* START Dataset extract *

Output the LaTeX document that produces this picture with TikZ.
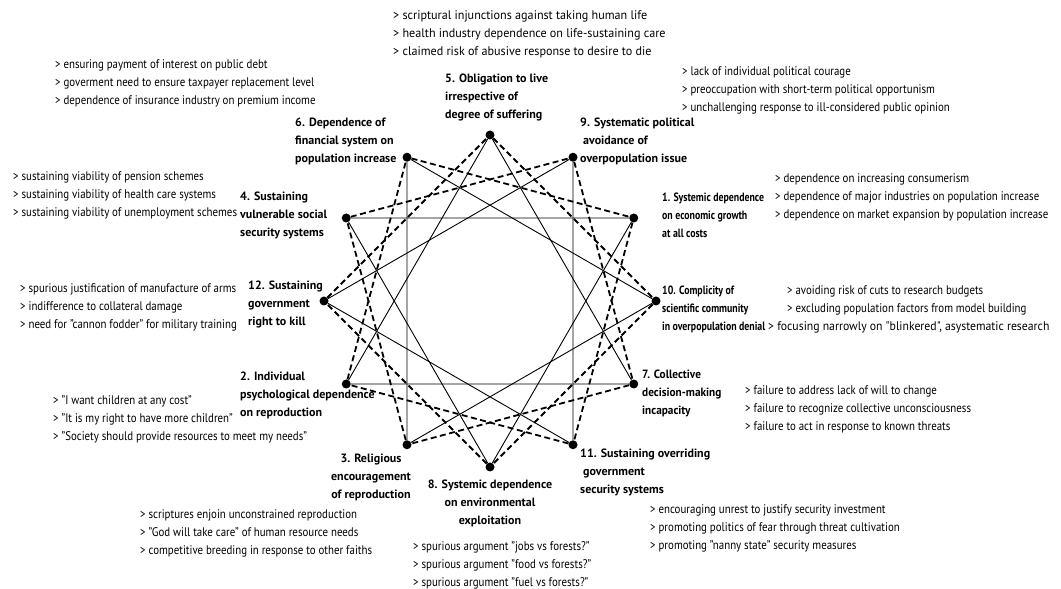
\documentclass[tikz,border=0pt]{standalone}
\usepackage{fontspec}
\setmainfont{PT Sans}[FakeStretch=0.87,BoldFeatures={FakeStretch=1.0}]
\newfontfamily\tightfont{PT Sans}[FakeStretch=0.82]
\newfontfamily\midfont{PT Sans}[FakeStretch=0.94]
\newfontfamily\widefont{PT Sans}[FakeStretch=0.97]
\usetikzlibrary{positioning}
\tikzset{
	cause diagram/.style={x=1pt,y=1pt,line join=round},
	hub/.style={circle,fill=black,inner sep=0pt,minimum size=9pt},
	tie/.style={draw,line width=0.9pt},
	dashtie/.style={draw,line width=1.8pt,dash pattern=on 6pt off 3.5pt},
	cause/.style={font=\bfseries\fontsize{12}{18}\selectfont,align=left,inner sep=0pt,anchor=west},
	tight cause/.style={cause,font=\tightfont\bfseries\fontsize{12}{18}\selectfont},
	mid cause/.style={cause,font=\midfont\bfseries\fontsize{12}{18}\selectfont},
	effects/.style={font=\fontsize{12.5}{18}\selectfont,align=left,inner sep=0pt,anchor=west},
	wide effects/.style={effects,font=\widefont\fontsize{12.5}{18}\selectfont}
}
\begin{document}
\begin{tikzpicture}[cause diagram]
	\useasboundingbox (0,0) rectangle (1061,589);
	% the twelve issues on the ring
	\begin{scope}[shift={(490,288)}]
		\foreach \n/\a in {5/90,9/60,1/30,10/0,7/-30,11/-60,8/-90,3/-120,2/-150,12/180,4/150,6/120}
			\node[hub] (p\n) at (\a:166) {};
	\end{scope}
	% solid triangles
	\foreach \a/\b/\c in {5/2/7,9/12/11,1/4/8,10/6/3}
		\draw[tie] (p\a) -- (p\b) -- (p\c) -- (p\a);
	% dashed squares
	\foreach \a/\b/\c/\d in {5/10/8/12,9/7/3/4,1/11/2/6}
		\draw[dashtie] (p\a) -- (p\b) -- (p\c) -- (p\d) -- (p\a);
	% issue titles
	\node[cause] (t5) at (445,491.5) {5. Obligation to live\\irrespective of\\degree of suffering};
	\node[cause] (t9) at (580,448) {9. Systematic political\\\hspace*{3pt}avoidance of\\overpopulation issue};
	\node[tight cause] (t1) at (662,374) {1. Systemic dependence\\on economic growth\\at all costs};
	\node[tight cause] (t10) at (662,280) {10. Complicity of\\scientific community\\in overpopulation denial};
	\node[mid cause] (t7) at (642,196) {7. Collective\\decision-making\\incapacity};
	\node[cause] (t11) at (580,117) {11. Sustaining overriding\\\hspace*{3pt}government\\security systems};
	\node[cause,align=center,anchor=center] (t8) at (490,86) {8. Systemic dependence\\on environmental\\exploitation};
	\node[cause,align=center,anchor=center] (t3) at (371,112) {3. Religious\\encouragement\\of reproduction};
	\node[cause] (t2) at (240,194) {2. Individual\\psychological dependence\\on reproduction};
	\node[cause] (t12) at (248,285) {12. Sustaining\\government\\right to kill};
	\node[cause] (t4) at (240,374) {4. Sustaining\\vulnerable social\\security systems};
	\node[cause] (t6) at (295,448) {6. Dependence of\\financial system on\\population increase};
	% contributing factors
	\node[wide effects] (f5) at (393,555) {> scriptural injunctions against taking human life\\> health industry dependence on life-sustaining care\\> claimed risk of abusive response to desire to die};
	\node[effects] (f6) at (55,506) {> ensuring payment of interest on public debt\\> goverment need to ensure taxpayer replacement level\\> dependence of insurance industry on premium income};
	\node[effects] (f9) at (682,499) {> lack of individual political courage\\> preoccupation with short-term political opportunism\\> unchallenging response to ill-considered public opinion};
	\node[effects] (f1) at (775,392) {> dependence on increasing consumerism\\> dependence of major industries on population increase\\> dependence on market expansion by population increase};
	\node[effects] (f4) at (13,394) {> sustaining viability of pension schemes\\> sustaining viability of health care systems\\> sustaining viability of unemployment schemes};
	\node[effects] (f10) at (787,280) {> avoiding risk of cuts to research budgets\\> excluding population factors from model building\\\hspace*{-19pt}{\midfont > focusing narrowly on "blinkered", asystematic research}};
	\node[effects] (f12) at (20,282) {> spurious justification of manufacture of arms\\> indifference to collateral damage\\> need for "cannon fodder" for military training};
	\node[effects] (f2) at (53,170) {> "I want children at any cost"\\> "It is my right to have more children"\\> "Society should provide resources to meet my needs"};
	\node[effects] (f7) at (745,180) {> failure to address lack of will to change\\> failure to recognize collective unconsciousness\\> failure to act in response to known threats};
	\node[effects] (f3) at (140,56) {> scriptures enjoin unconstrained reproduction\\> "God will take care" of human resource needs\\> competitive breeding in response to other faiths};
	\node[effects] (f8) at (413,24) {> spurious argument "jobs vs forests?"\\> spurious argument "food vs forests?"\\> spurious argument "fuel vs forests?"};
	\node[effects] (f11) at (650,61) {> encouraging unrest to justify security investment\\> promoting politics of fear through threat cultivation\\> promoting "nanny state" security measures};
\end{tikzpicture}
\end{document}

* END Dataset extract *

Word for word, quote the full listing, omitting every picture.

● **Response to this task**:
Output the LaTeX document that produces this picture with TikZ.
\documentclass[tikz,border=0pt]{standalone}
\usepackage{fontspec}
\setmainfont{PT Sans}[FakeStretch=0.87,BoldFeatures={FakeStretch=1.0}]
\newfontfamily\tightfont{PT Sans}[FakeStretch=0.82]
\newfontfamily\midfont{PT Sans}[FakeStretch=0.94]
\newfontfamily\widefont{PT Sans}[FakeStretch=0.97]
\usetikzlibrary{positioning}
\tikzset{
	cause diagram/.style={x=1pt,y=1pt,line join=round},
	hub/.style={circle,fill=black,inner sep=0pt,minimum size=9pt},
	tie/.style={draw,line width=0.9pt},
	dashtie/.style={draw,line width=1.8pt,dash pattern=on 6pt off 3.5pt},
	cause/.style={font=\bfseries\fontsize{12}{18}\selectfont,align=left,inner sep=0pt,anchor=west},
	tight cause/.style={cause,font=\tightfont\bfseries\fontsize{12}{18}\selectfont},
	mid cause/.style={cause,font=\midfont\bfseries\fontsize{12}{18}\selectfont},
	effects/.style={font=\fontsize{12.5}{18}\selectfont,align=left,inner sep=0pt,anchor=west},
	wide effects/.style={effects,font=\widefont\fontsize{12.5}{18}\selectfont}
}
\begin{document}
\begin{tikzpicture}[cause diagram]
	\useasboundingbox (0,0) rectangle (1061,589);
	% the twelve issues on the ring
	\begin{scope}[shift={(490,288)}]
		\foreach \n/\a in {5/90,9/60,1/30,10/0,7/-30,11/-60,8/-90,3/-120,2/-150,12/180,4/150,6/120}
			\node[hub] (p\n) at (\a:166) {};
	\end{scope}
	% solid triangles
	\foreach \a/\b/\c in {5/2/7,9/12/11,1/4/8,10/6/3}
		\draw[tie] (p\a) -- (p\b) -- (p\c) -- (p\a);
	% dashed squares
	\foreach \a/\b/\c/\d in {5/10/8/12,9/7/3/4,1/11/2/6}
		\draw[dashtie] (p\a) -- (p\b) -- (p\c) -- (p\d) -- (p\a);
	% issue titles
	\node[cause] (t5) at (445,491.5) {5. Obligation to live\\irrespective of\\degree of suffering};
	\node[cause] (t9) at (580,448) {9. Systematic political\\\hspace*{3pt}avoidance of\\overpopulation issue};
	\node[tight cause] (t1) at (662,374) {1. Systemic dependence\\on economic growth\\at all costs};
	\node[tight cause] (t10) at (662,280) {10. Complicity of\\scientific community\\in overpopulation denial};
	\node[mid cause] (t7) at (642,196) {7. Collective\\decision-making\\incapacity};
	\node[cause] (t11) at (580,117) {11. Sustaining overriding\\\hspace*{3pt}government\\security systems};
	\node[cause,align=center,anchor=center] (t8) at (490,86) {8. Systemic dependence\\on environmental\\exploitation};
	\node[cause,align=center,anchor=center] (t3) at (371,112) {3. Religious\\encouragement\\of reproduction};
	\node[cause] (t2) at (240,194) {2. Individual\\psychological dependence\\on reproduction};
	\node[cause] (t12) at (248,285) {12. Sustaining\\government\\right to kill};
	\node[cause] (t4) at (240,374) {4. Sustaining\\vulnerable social\\security systems};
	\node[cause] (t6) at (295,448) {6. Dependence of\\financial system on\\population increase};
	% contributing factors
	\node[wide effects] (f5) at (393,555) {> scriptural injunctions against taking human life\\> health industry dependence on life-sustaining care\\> claimed risk of abusive response to desire to die};
	\node[effects] (f6) at (55,506) {> ensuring payment of interest on public debt\\> goverment need to ensure taxpayer replacement level\\> dependence of insurance industry on premium income};
	\node[effects] (f9) at (682,499) {> lack of individual political courage\\> preoccupation with short-term political opportunism\\> unchallenging response to ill-considered public opinion};
	\node[effects] (f1) at (775,392) {> dependence on increasing consumerism\\> dependence of major industries on population increase\\> dependence on market expansion by population increase};
	\node[effects] (f4) at (13,394) {> sustaining viability of pension schemes\\> sustaining viability of health care systems\\> sustaining viability of unemployment schemes};
	\node[effects] (f10) at (787,280) {> avoiding risk of cuts to research budgets\\> excluding population factors from model building\\\hspace*{-19pt}{\midfont > focusing narrowly on "blinkered", asystematic research}};
	\node[effects] (f12) at (20,282) {> spurious justification of manufacture of arms\\> indifference to collateral damage\\> need for "cannon fodder" for military training};
	\node[effects] (f2) at (53,170) {> "I want children at any cost"\\> "It is my right to have more children"\\> "Society should provide resources to meet my needs"};
	\node[effects] (f7) at (745,180) {> failure to address lack of will to change\\> failure to recognize collective unconsciousness\\> failure to act in response to known threats};
	\node[effects] (f3) at (140,56) {> scriptures enjoin unconstrained reproduction\\> "God will take care" of human resource needs\\> competitive breeding in response to other faiths};
	\node[effects] (f8) at (413,24) {> spurious argument "jobs vs forests?"\\> spurious argument "food vs forests?"\\> spurious argument "fuel vs forests?"};
	\node[effects] (f11) at (650,61) {> encouraging unrest to justify security investment\\> promoting politics of fear through threat cultivation\\> promoting "nanny state" security measures};
\end{tikzpicture}
\end{document}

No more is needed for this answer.